Estos son los tres aspectos que perpetuamente
están en movimiento en Artaud: la omisión de letras en la descomposición del
lenguaje materno (R, T…); su recuperación en una sintaxis nueva o unos nombres
nuevos con proyección sintáctica, creadores de una lengua («eTReTé»); las
palabras–soplos por último, límite asintáctico hacia el que tiende todo el
lenguaje. Y Céline, no podemos evitar decirlo, por muy sumario que nos parezca:
el Viaje o la descomposición de la lengua materna; Muerte a crédito y la nueva
sintaxis como lengua dentro de la lengua; Guignol’s Bandy las exclamaciones
suspendidas como límite del lenguaje, visiones y sonoridades explosivas. Para
escribir, tal vez haga falta que la lengua materna sea odiosa, pero de tal modo
que una creación sintáctica trace en ella una especie de lengua extranjera, y
que el lenguaje en su totalidad revele su aspecto externo, más allá de la
sintaxis.

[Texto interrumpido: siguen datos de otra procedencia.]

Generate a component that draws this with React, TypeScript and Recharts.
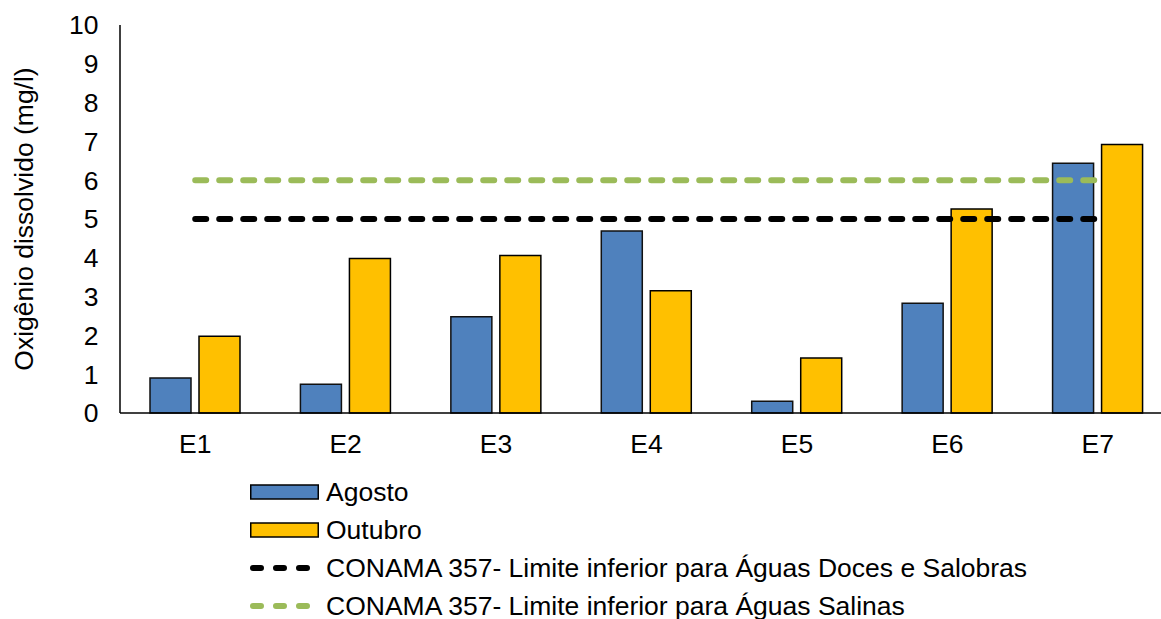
import { ComposedChart, Bar, Line, XAxis, YAxis } from "recharts";

const stations = ["E1", "E2", "E3", "E4", "E5", "E6", "E7"];
const agosto = [0.9, 0.74, 2.48, 4.69, 0.3, 2.83, 6.44];
const outubro = [1.98, 3.98, 4.06, 3.15, 1.42, 5.26, 6.92];
const limiteDoces = [5, 5, 5, 5, 5, 5, 5];
const limiteSalinas = [6, 6, 6, 6, 6, 6, 6];
const yTicks = [0, 1, 2, 3, 4, 5, 6, 7, 8, 9, 10];

const NAMES = {
  agosto: "Agosto",
  outubro: "Outubro",
  doces: "CONAMA 357- Limite inferior para Águas Doces e Salobras",
  salinas: "CONAMA 357- Limite inferior para Águas Salinas",
};

const COLORS = {
  agosto: "#4F81BD",
  outubro: "#FFC000",
  doces: "#000000",
  salinas: "#9BBB59",
};

const data = stations.map((name, i) => ({
  name,
  agosto: agosto[i],
  outubro: outubro[i],
  doces: limiteDoces[i],
  salinas: limiteSalinas[i],
}));

const FONT = "'Liberation Sans', Arial, sans-serif";
const FS = 26.5;

const LegendBox = ({ color }: { color: string }) => (
  <svg width={69} height={16}>
    <rect x={0.75} y={1} width={67.5} height={14} fill={color} stroke="#000" strokeWidth={1.5} />
  </svg>
);

const LegendDash = ({ color }: { color: string }) => (
  <svg width={69} height={16}>
    <line
      x1={3}
      y1={8}
      x2={66}
      y2={8}
      stroke={color}
      strokeWidth={6}
      strokeLinecap="round"
      strokeDasharray="8 15"
    />
  </svg>
);

const legendItems = [
  { key: "agosto", kind: "box" },
  { key: "outubro", kind: "box" },
  { key: "doces", kind: "dash" },
  { key: "salinas", kind: "dash" },
] as const;

export default function App() {
  return (
    <div
      style={{
        position: "absolute",
        left: 0,
        top: 0,
        width: 1161,
        height: 619,
        overflow: "hidden",
        background: "#fff",
        fontFamily: FONT,
      }}
    >
      <ComposedChart
        width={1175}
        height={619}
        data={data}
        margin={{ top: 25, right: 2, left: 0, bottom: 0 }}
        barCategoryGap={30}
        barGap={8}
      >
        <XAxis
          dataKey="name"
          height={206}
          tickSize={0}
          tickMargin={21}
          axisLine={{ stroke: "#000", strokeWidth: 1.5 }}
          tick={{ fill: "#000", fontSize: FS, fontFamily: FONT }}
        />
        <YAxis
          width={120}
          domain={[0, 10]}
          ticks={yTicks}
          interval={0}
          tickSize={0}
          tickMargin={21.5}
          axisLine={{ stroke: "#000", strokeWidth: 1.5 }}
          tick={{ fill: "#000", fontSize: FS, fontFamily: FONT }}
          label={{
            value: "Oxigênio dissolvido (mg/l)",
            angle: -90,
            position: "center",
            dx: -36,
            style: { fill: "#000", fontSize: FS, fontFamily: FONT },
          }}
        />
        <Bar
          dataKey="agosto"
          name={NAMES.agosto}
          fill={COLORS.agosto}
          stroke="#111"
          strokeWidth={1.5}
          isAnimationActive={false}
        />
        <Bar
          dataKey="outubro"
          name={NAMES.outubro}
          fill={COLORS.outubro}
          stroke="#000"
          strokeWidth={1.5}
          isAnimationActive={false}
        />
        <Line
          dataKey="doces"
          name={NAMES.doces}
          stroke={COLORS.doces}
          strokeWidth={6}
          strokeLinecap="round"
          strokeDasharray="11 13"
          dot={false}
          activeDot={false}
          isAnimationActive={false}
        />
        <Line
          dataKey="salinas"
          name={NAMES.salinas}
          stroke={COLORS.salinas}
          strokeWidth={6}
          strokeLinecap="round"
          strokeDasharray="11 13"
          dot={false}
          activeDot={false}
          isAnimationActive={false}
        />
      </ComposedChart>

      <div style={{ position: "absolute", left: 250, top: 473 }}>
        {legendItems.map((item) => (
          <div
            key={item.key}
            style={{ display: "flex", alignItems: "center", height: 38, whiteSpace: "nowrap" }}
          >
            {item.kind === "box" ? (
              <LegendBox color={COLORS[item.key]} />
            ) : (
              <LegendDash color={COLORS[item.key]} />
            )}
            <span style={{ marginLeft: 7, fontSize: FS, color: "#000", lineHeight: "38px" }}>
              {NAMES[item.key]}
            </span>
          </div>
        ))}
      </div>
    </div>
  );
}
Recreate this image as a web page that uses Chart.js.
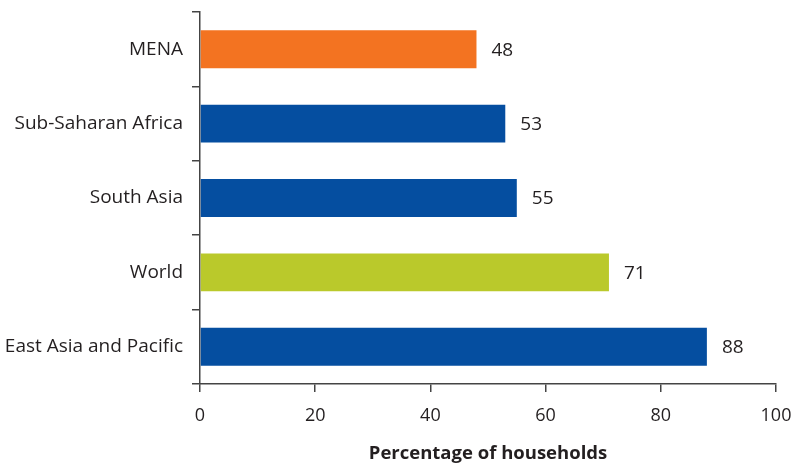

Sucede a veces que se felicita a un escritor, pero él sabe
perfectamente que anda muy lejos de haber alcanzado el límite que se había
propuesto y que incesantemente se zafa, lejos aún de haber concluido su
devenir. Escribir también es devenir otra cosa que escritor. A aquellos que le
preguntan en qué consiste la escritura, Virginia Woolf responde: ¿Quién habla
de escribir? El escritor no, lo que le preocupa a él es otra cosa.
Si consideramos estos criterios, vemos que, entre
aquellos que hacen libros con pretensiones literarias, incluso entre los locos,
muy pocos pueden llamarse escritores.